::: MATERIAL PROVIDED :::
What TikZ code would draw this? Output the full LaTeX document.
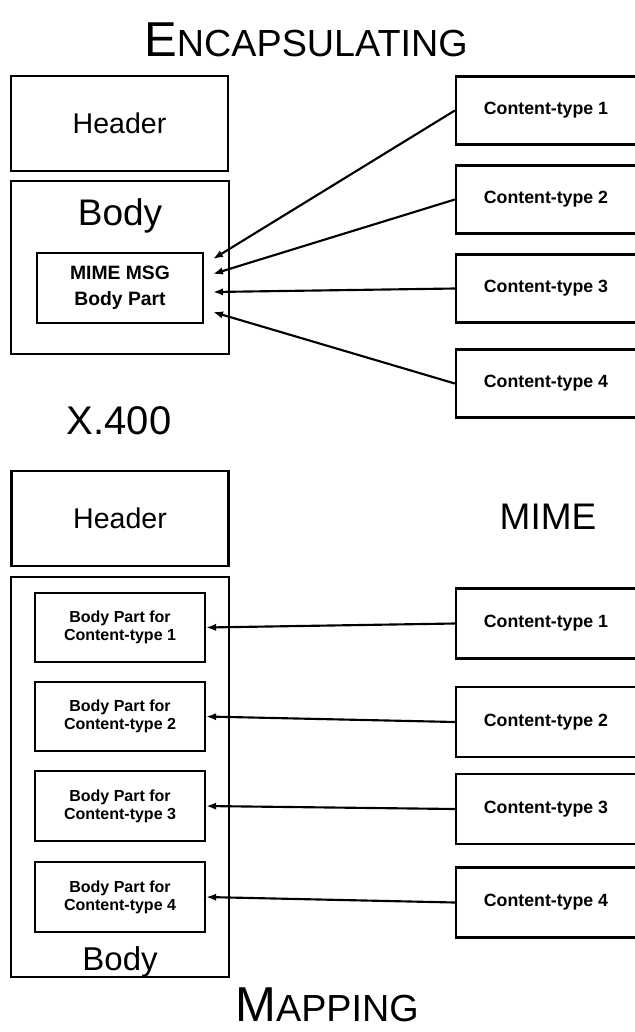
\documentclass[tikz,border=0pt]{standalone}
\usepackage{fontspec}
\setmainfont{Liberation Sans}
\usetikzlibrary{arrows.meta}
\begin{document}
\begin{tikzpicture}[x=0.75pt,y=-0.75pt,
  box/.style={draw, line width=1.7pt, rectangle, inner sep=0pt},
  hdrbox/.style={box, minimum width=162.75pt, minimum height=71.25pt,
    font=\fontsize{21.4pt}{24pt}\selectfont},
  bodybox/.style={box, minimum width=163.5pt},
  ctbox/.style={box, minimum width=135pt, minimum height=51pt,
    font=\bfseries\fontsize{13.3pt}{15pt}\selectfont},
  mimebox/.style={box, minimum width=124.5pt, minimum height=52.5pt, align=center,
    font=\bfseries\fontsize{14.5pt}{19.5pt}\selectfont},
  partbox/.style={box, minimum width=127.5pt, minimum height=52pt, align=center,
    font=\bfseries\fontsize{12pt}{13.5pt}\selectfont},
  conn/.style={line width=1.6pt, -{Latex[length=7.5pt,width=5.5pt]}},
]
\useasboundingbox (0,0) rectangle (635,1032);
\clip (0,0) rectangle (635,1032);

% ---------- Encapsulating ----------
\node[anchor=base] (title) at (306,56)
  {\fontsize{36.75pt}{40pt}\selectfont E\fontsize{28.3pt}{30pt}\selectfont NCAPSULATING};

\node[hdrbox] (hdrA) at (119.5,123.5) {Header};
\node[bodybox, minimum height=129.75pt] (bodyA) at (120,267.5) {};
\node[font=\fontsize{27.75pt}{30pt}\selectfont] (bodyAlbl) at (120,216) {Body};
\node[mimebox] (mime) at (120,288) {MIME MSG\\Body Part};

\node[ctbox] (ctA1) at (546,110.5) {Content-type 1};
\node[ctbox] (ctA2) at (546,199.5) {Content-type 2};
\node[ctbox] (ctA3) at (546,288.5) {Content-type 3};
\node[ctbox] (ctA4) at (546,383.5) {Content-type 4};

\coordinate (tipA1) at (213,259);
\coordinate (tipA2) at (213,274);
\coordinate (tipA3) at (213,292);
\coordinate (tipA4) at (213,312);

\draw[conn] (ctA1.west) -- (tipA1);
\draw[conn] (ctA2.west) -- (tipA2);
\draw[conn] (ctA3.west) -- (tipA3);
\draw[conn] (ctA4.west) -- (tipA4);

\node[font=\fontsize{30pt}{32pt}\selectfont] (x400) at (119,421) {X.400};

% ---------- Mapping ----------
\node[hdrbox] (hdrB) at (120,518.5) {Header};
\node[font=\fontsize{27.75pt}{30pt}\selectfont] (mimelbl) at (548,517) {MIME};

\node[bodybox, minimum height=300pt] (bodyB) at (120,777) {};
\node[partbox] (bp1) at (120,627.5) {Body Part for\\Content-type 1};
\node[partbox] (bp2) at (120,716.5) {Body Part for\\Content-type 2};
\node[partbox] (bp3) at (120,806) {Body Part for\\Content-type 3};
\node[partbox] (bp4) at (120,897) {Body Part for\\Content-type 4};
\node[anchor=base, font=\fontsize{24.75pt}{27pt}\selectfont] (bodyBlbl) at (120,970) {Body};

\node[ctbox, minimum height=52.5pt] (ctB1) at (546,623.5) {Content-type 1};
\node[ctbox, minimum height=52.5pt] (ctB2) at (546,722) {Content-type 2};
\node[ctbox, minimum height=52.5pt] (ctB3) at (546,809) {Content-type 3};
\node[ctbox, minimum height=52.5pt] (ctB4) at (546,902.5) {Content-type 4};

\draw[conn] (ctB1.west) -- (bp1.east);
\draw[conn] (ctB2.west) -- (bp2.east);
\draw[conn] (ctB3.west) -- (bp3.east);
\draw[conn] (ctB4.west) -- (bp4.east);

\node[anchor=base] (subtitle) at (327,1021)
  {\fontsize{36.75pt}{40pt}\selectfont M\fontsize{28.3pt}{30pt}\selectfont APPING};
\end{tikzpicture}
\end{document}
:::
> [EXERCISE]:
Using the data above, print every line exactly, omitting pictures.

> [TASK ANSWER]:
What TikZ code would draw this? Output the full LaTeX document.
\documentclass[tikz,border=0pt]{standalone}
\usepackage{fontspec}
\setmainfont{Liberation Sans}
\usetikzlibrary{arrows.meta}
\begin{document}
\begin{tikzpicture}[x=0.75pt,y=-0.75pt,
  box/.style={draw, line width=1.7pt, rectangle, inner sep=0pt},
  hdrbox/.style={box, minimum width=162.75pt, minimum height=71.25pt,
    font=\fontsize{21.4pt}{24pt}\selectfont},
  bodybox/.style={box, minimum width=163.5pt},
  ctbox/.style={box, minimum width=135pt, minimum height=51pt,
    font=\bfseries\fontsize{13.3pt}{15pt}\selectfont},
  mimebox/.style={box, minimum width=124.5pt, minimum height=52.5pt, align=center,
    font=\bfseries\fontsize{14.5pt}{19.5pt}\selectfont},
  partbox/.style={box, minimum width=127.5pt, minimum height=52pt, align=center,
    font=\bfseries\fontsize{12pt}{13.5pt}\selectfont},
  conn/.style={line width=1.6pt, -{Latex[length=7.5pt,width=5.5pt]}},
]
\useasboundingbox (0,0) rectangle (635,1032);
\clip (0,0) rectangle (635,1032);

% ---------- Encapsulating ----------
\node[anchor=base] (title) at (306,56)
  {\fontsize{36.75pt}{40pt}\selectfont E\fontsize{28.3pt}{30pt}\selectfont NCAPSULATING};

\node[hdrbox] (hdrA) at (119.5,123.5) {Header};
\node[bodybox, minimum height=129.75pt] (bodyA) at (120,267.5) {};
\node[font=\fontsize{27.75pt}{30pt}\selectfont] (bodyAlbl) at (120,216) {Body};
\node[mimebox] (mime) at (120,288) {MIME MSG\\Body Part};

\node[ctbox] (ctA1) at (546,110.5) {Content-type 1};
\node[ctbox] (ctA2) at (546,199.5) {Content-type 2};
\node[ctbox] (ctA3) at (546,288.5) {Content-type 3};
\node[ctbox] (ctA4) at (546,383.5) {Content-type 4};

\coordinate (tipA1) at (213,259);
\coordinate (tipA2) at (213,274);
\coordinate (tipA3) at (213,292);
\coordinate (tipA4) at (213,312);

\draw[conn] (ctA1.west) -- (tipA1);
\draw[conn] (ctA2.west) -- (tipA2);
\draw[conn] (ctA3.west) -- (tipA3);
\draw[conn] (ctA4.west) -- (tipA4);

\node[font=\fontsize{30pt}{32pt}\selectfont] (x400) at (119,421) {X.400};

% ---------- Mapping ----------
\node[hdrbox] (hdrB) at (120,518.5) {Header};
\node[font=\fontsize{27.75pt}{30pt}\selectfont] (mimelbl) at (548,517) {MIME};

\node[bodybox, minimum height=300pt] (bodyB) at (120,777) {};
\node[partbox] (bp1) at (120,627.5) {Body Part for\\Content-type 1};
\node[partbox] (bp2) at (120,716.5) {Body Part for\\Content-type 2};
\node[partbox] (bp3) at (120,806) {Body Part for\\Content-type 3};
\node[partbox] (bp4) at (120,897) {Body Part for\\Content-type 4};
\node[anchor=base, font=\fontsize{24.75pt}{27pt}\selectfont] (bodyBlbl) at (120,970) {Body};

\node[ctbox, minimum height=52.5pt] (ctB1) at (546,623.5) {Content-type 1};
\node[ctbox, minimum height=52.5pt] (ctB2) at (546,722) {Content-type 2};
\node[ctbox, minimum height=52.5pt] (ctB3) at (546,809) {Content-type 3};
\node[ctbox, minimum height=52.5pt] (ctB4) at (546,902.5) {Content-type 4};

\draw[conn] (ctB1.west) -- (bp1.east);
\draw[conn] (ctB2.west) -- (bp2.east);
\draw[conn] (ctB3.west) -- (bp3.east);
\draw[conn] (ctB4.west) -- (bp4.east);

\node[anchor=base] (subtitle) at (327,1021)
  {\fontsize{36.75pt}{40pt}\selectfont M\fontsize{28.3pt}{30pt}\selectfont APPING};
\end{tikzpicture}
\end{document}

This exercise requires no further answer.